FCC moves on distributed transmission guidelines, rulemaking
November 18, 2005
The FCC took steps this month to clarify its existing guidelines for stations’ interim use of Distributed Transmission Systems and launched a rulemaking about the future use of DTS by digital television stations.
On Nov. 4, the commission adopted a Clarification Order and Notice of Proposed Rulemaking.
DTS technology allows stations to employ multiple synchronized transmitters spread around a station’s service area, rather than a single-transmitter, enabling broadcasters to fill gaps in service coverage. Each transmitter broadcasts the station’s DTV signal on the same channel, similar to analog TV booster stations but more efficiently. The major benefit of DTS is offering over-the-air service in areas previously blocked by terrain.

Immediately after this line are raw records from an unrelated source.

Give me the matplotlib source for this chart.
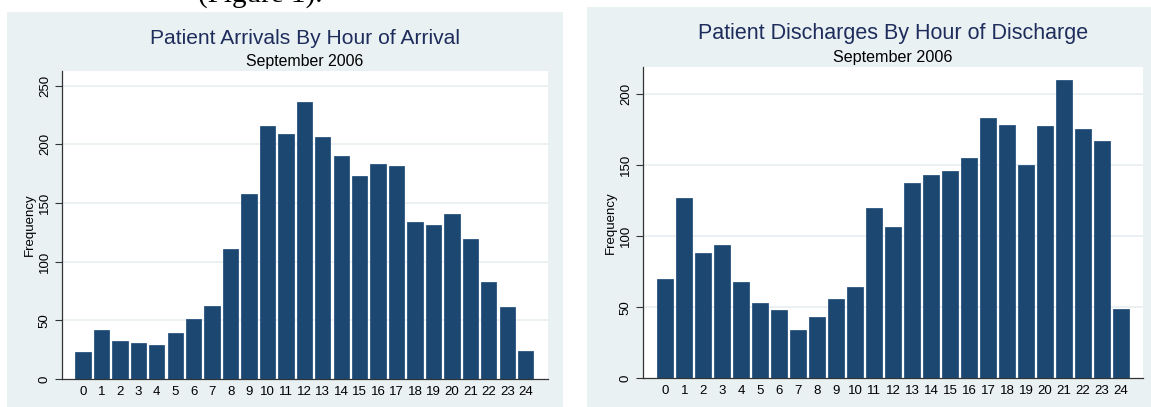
import matplotlib
matplotlib.use("Agg")
import matplotlib.pyplot as plt
from matplotlib.patches import Rectangle

hours = list(range(25))
hour_labels = [str(h) for h in hours]
arrivals = [23, 42, 32, 31, 29, 39, 51, 62, 111, 158, 216, 209, 236, 206, 190,
            173, 183, 182, 134, 131, 141, 119, 83, 61, 24]
discharges = [70, 127, 88, 94, 68, 53, 48, 34, 43, 56, 64, 120, 106, 137, 143,
              146, 155, 183, 178, 150, 177, 210, 175, 167, 49]

titles = ["Patient Arrivals By Hour of Arrival", "Patient Discharges By Hour of Discharge"]
subtitle = "September 2006"
ylabel = "Frequency"

plt.rcParams['font.family'] = ['Liberation Sans', 'DejaVu Sans']

W, H = 1151, 407
fig = plt.figure(figsize=(W / 100, H / 100), dpi=100)
fig.patch.set_facecolor("white")

bg = "#E9F1F3"
bar_color = "#1C4770"
title_color = "#1E2D5C"

# panel backgrounds
fig.patches.append(Rectangle((7 / W, 0), 556 / W, (H - 12) / H, transform=fig.transFigure,
                             facecolor=bg, edgecolor="none", zorder=-5))
fig.patches.append(Rectangle((587 / W, 0), 564 / W, (H - 7) / H, transform=fig.transFigure,
                             facecolor=bg, edgecolor="none", zorder=-5))

# cut-off text line above
fig.text(322 / W, 1 - 2 / H, "(Figure 1).", fontsize=21, family="Liberation Serif",
         ha="right", va="baseline", color="black")

panels = [
    dict(vals=arrivals, rect=[62 / W, 28 / H, 486 / W, 308 / H], ylim=262.6,
         xlim=(-1.14, 25.21), yticks=[0, 50, 100, 150, 200, 250],
         title_xy=(305, 38.5), sub_xy=(305, 61.5), tfs=15.1, sfs=11.4),
    dict(vals=discharges, rect=[643 / W, 28.7 / H, 500.3 / W, 311.6 / H], ylim=219,
         xlim=(-1.17, 25.17), yticks=[0, 50, 100, 150, 200],
         title_xy=(893, 33.5), sub_xy=(893, 57.5), tfs=15.5, sfs=11.6),
]

for p, title in zip(panels, titles):
    ax = fig.add_axes(p["rect"], zorder=2)
    ax.set_facecolor("white")
    ax.bar(hours, p["vals"], width=0.83, color=bar_color, edgecolor="#2A5580",
           linewidth=0.6, zorder=3)
    ax.set_xlim(*p["xlim"])
    ax.set_ylim(0, p["ylim"])
    ax.set_yticks(p["yticks"])
    ax.set_yticklabels([str(t) for t in p["yticks"]], rotation=90, va="center", fontsize=9.5)
    ax.set_xticks(hours)
    ax.set_xticklabels(hour_labels, fontsize=9.5)
    ax.tick_params(axis="x", length=0, pad=5)
    ax.tick_params(axis="y", length=5, width=0.8, color="#333333", pad=3)
    for t in p["yticks"][1:]:
        ax.axhline(t, color="#E8EFF1", linewidth=1.2, zorder=1)
    for s in ["top", "right"]:
        ax.spines[s].set_visible(False)
    for s in ["left", "bottom"]:
        ax.spines[s].set_color("#333333")
        ax.spines[s].set_linewidth(0.9)
    ax.set_ylabel(ylabel, fontsize=9.5, labelpad=2)
    tx, ty = p["title_xy"]
    fig.text(tx / W, 1 - ty / H, title, fontsize=p["tfs"], color=title_color,
             ha="center", va="center")
    sx, sy = p["sub_xy"]
    fig.text(sx / W, 1 - sy / H, subtitle, fontsize=p["sfs"], color="black",
             ha="center", va="center")

fig.savefig("out.png", dpi=100, facecolor="white")
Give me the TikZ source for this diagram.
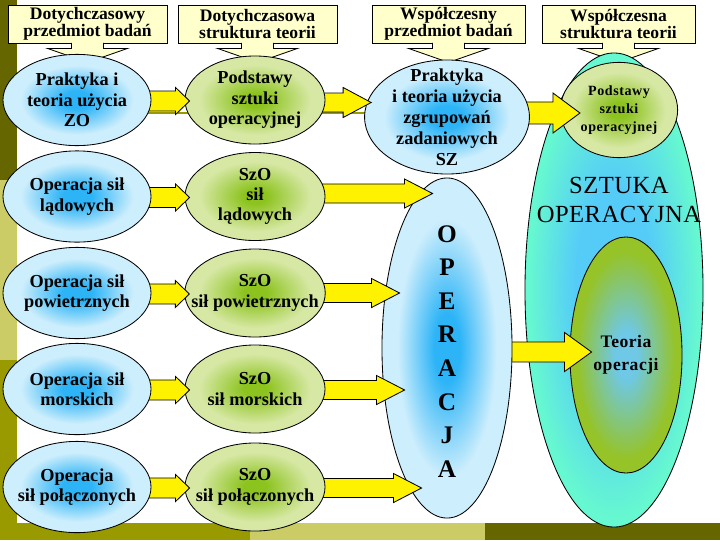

In its Second DTV Periodic Review Report and Order, adopted in August 2004, the commission approved the use of DTS and set guidelines for DTV stations’ interim use of the technology. It also committed to launch a proceeding to make rules for DTS operations.
The Clarification Order reiterates that DTS transmitters operating on an interim basis must be located within the DTV station’s predicted noise-limited service contour, which is based on the station’s existing authorization.
The Notice proposed rules to govern the use of DTS as an alternative to single transmitter systems for digital television stations and seeks comment on how DTV receivers and converter boxes will work where stations use DTS. The proposed rules for DTS service would provide for stations to use DTS to serve currently authorized areas. They would also allow stations to apply to maximize their coverage using DTS once the current freeze on the filing of most DTV applications is lifted.
The rulemaking notice proposes:
to afford primary regulatory status to the multiple transmitters used in DTS within the areas that the DTS transmitters are authorized to serve; to maintain protections against “cherry-picking” established in the interim guidelines. Licensees using DTS technology would have to provide, at a minimum, essentially the same level of service they would use with their single-transmitter facilities; to apply the existing DTV rules for effective radiated power, antenna height and emission mask; to permit Class A TV licensees to use DTS technologies to operate a single frequency network of a group of commonly owned digital Class A stations.